Challenge » Write out the material exactly, with the pictures left out.

Information provided »
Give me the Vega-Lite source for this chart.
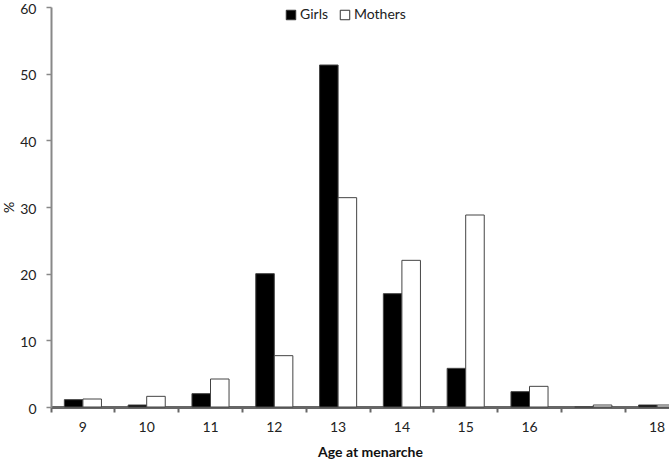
{
  "$schema": "https://vega.github.io/schema/vega-lite/v6.json",
  "autosize": {"type": "none"},
  "width": 618,
  "height": 400,
  "padding": {"left": 51, "top": 7, "right": 0, "bottom": 56},
  "background": "white",
  "config": {
    "view": {"stroke": null},
    "font": "Lato",
    "axis": {"labelFont": "Lato", "titleFont": "Lato", "labelColor": "#222", "titleColor": "#111"}
  },
  "data": {
    "values": [
      {"age": "9", "group": "Girls", "pct": 1.1},
      {"age": "9", "group": "Mothers", "pct": 1.2},
      {"age": "10", "group": "Girls", "pct": 0.3},
      {"age": "10", "group": "Mothers", "pct": 1.6},
      {"age": "11", "group": "Girls", "pct": 2.0},
      {"age": "11", "group": "Mothers", "pct": 4.2},
      {"age": "12", "group": "Girls", "pct": 20.0},
      {"age": "12", "group": "Mothers", "pct": 7.7},
      {"age": "13", "group": "Girls", "pct": 51.3},
      {"age": "13", "group": "Mothers", "pct": 31.4},
      {"age": "14", "group": "Girls", "pct": 17.0},
      {"age": "14", "group": "Mothers", "pct": 22.0},
      {"age": "15", "group": "Girls", "pct": 5.8},
      {"age": "15", "group": "Mothers", "pct": 28.8},
      {"age": "16", "group": "Girls", "pct": 2.3},
      {"age": "16", "group": "Mothers", "pct": 3.1},
      {"age": "17", "group": "Girls", "pct": 0},
      {"age": "17", "group": "Mothers", "pct": 0.3},
      {"age": "18", "group": "Girls", "pct": 0.3},
      {"age": "18", "group": "Mothers", "pct": 0.3}
    ]
  },
  "mark": {"type": "bar", "stroke": "#444", "strokeWidth": 1},
  "encoding": {
    "x": {
      "field": "age",
      "type": "ordinal",
      "sort": ["9", "10", "11", "12", "13", "14", "15", "16", "17", "18"],
      "scale": {"range": [0, 638], "paddingInner": 0, "paddingOuter": 0},
      "axis": {
        "title": "Age at menarche",
        "titleFontWeight": "bold",
        "titleFontSize": 14,
        "titlePadding": 11,
        "labelAngle": 0,
        "labelFontSize": 14,
        "labelPadding": 8,
        "labelExpr": "datum.label == '17' ? '' : datum.label",
        "bandPosition": 0,
        "tickSize": 5,
        "tickColor": "#666",
        "tickWidth": 2,
        "domainColor": "#666",
        "domainWidth": 3
      }
    },
    "xOffset": {
      "field": "group",
      "type": "nominal",
      "sort": ["Girls", "Mothers"],
      "scale": {"paddingInner": 0, "paddingOuter": 0.72}
    },
    "y": {
      "field": "pct",
      "type": "quantitative",
      "scale": {"domain": [0, 60], "nice": false},
      "axis": {
        "title": "%",
        "titleAngle": -90,
        "titleFontSize": 14,
        "titleFontWeight": "normal",
        "titleX": -35,
        "values": [0, 10, 20, 30, 40, 50, 60],
        "grid": false,
        "labelFontSize": 14,
        "labelPadding": 10,
        "labelOffset": 2,
        "tickSize": 5,
        "tickColor": "#888",
        "tickWidth": 1.5,
        "domainColor": "#888",
        "domainWidth": 2
      }
    },
    "fill": {
      "field": "group",
      "type": "nominal",
      "sort": ["Girls", "Mothers"],
      "scale": {"domain": ["Girls", "Mothers"], "range": ["#000000", "#ffffff"]},
      "legend": {
        "title": null,
        "orient": "none",
        "direction": "horizontal",
        "legendX": 233,
        "legendY": 1,
        "symbolType": "square",
        "symbolSize": 90,
        "symbolStrokeColor": "#333",
        "symbolStrokeWidth": 1,
        "labelFontSize": 14,
        "labelFont": "Lato",
        "labelColor": "#222",
        "labelOffset": 2,
        "columnPadding": 10
      }
    }
  }
}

Result of this task »
Give me the Vega-Lite source for this chart.
{
  "$schema": "https://vega.github.io/schema/vega-lite/v6.json",
  "autosize": {"type": "none"},
  "width": 618,
  "height": 400,
  "padding": {"left": 51, "top": 7, "right": 0, "bottom": 56},
  "background": "white",
  "config": {
    "view": {"stroke": null},
    "font": "Lato",
    "axis": {"labelFont": "Lato", "titleFont": "Lato", "labelColor": "#222", "titleColor": "#111"}
  },
  "data": {
    "values": [
      {"age": "9", "group": "Girls", "pct": 1.1},
      {"age": "9", "group": "Mothers", "pct": 1.2},
      {"age": "10", "group": "Girls", "pct": 0.3},
      {"age": "10", "group": "Mothers", "pct": 1.6},
      {"age": "11", "group": "Girls", "pct": 2.0},
      {"age": "11", "group": "Mothers", "pct": 4.2},
      {"age": "12", "group": "Girls", "pct": 20.0},
      {"age": "12", "group": "Mothers", "pct": 7.7},
      {"age": "13", "group": "Girls", "pct": 51.3},
      {"age": "13", "group": "Mothers", "pct": 31.4},
      {"age": "14", "group": "Girls", "pct": 17.0},
      {"age": "14", "group": "Mothers", "pct": 22.0},
      {"age": "15", "group": "Girls", "pct": 5.8},
      {"age": "15", "group": "Mothers", "pct": 28.8},
      {"age": "16", "group": "Girls", "pct": 2.3},
      {"age": "16", "group": "Mothers", "pct": 3.1},
      {"age": "17", "group": "Girls", "pct": 0},
      {"age": "17", "group": "Mothers", "pct": 0.3},
      {"age": "18", "group": "Girls", "pct": 0.3},
      {"age": "18", "group": "Mothers", "pct": 0.3}
    ]
  },
  "mark": {"type": "bar", "stroke": "#444", "strokeWidth": 1},
  "encoding": {
    "x": {
      "field": "age",
      "type": "ordinal",
      "sort": ["9", "10", "11", "12", "13", "14", "15", "16", "17", "18"],
      "scale": {"range": [0, 638], "paddingInner": 0, "paddingOuter": 0},
      "axis": {
        "title": "Age at menarche",
        "titleFontWeight": "bold",
        "titleFontSize": 14,
        "titlePadding": 11,
        "labelAngle": 0,
        "labelFontSize": 14,
        "labelPadding": 8,
        "labelExpr": "datum.label == '17' ? '' : datum.label",
        "bandPosition": 0,
        "tickSize": 5,
        "tickColor": "#666",
        "tickWidth": 2,
        "domainColor": "#666",
        "domainWidth": 3
      }
    },
    "xOffset": {
      "field": "group",
      "type": "nominal",
      "sort": ["Girls", "Mothers"],
      "scale": {"paddingInner": 0, "paddingOuter": 0.72}
    },
    "y": {
      "field": "pct",
      "type": "quantitative",
      "scale": {"domain": [0, 60], "nice": false},
      "axis": {
        "title": "%",
        "titleAngle": -90,
        "titleFontSize": 14,
        "titleFontWeight": "normal",
        "titleX": -35,
        "values": [0, 10, 20, 30, 40, 50, 60],
        "grid": false,
        "labelFontSize": 14,
        "labelPadding": 10,
        "labelOffset": 2,
        "tickSize": 5,
        "tickColor": "#888",
        "tickWidth": 1.5,
        "domainColor": "#888",
        "domainWidth": 2
      }
    },
    "fill": {
      "field": "group",
      "type": "nominal",
      "sort": ["Girls", "Mothers"],
      "scale": {"domain": ["Girls", "Mothers"], "range": ["#000000", "#ffffff"]},
      "legend": {
        "title": null,
        "orient": "none",
        "direction": "horizontal",
        "legendX": 233,
        "legendY": 1,
        "symbolType": "square",
        "symbolSize": 90,
        "symbolStrokeColor": "#333",
        "symbolStrokeWidth": 1,
        "labelFontSize": 14,
        "labelFont": "Lato",
        "labelColor": "#222",
        "labelOffset": 2,
        "columnPadding": 10
      }
    }
  }
}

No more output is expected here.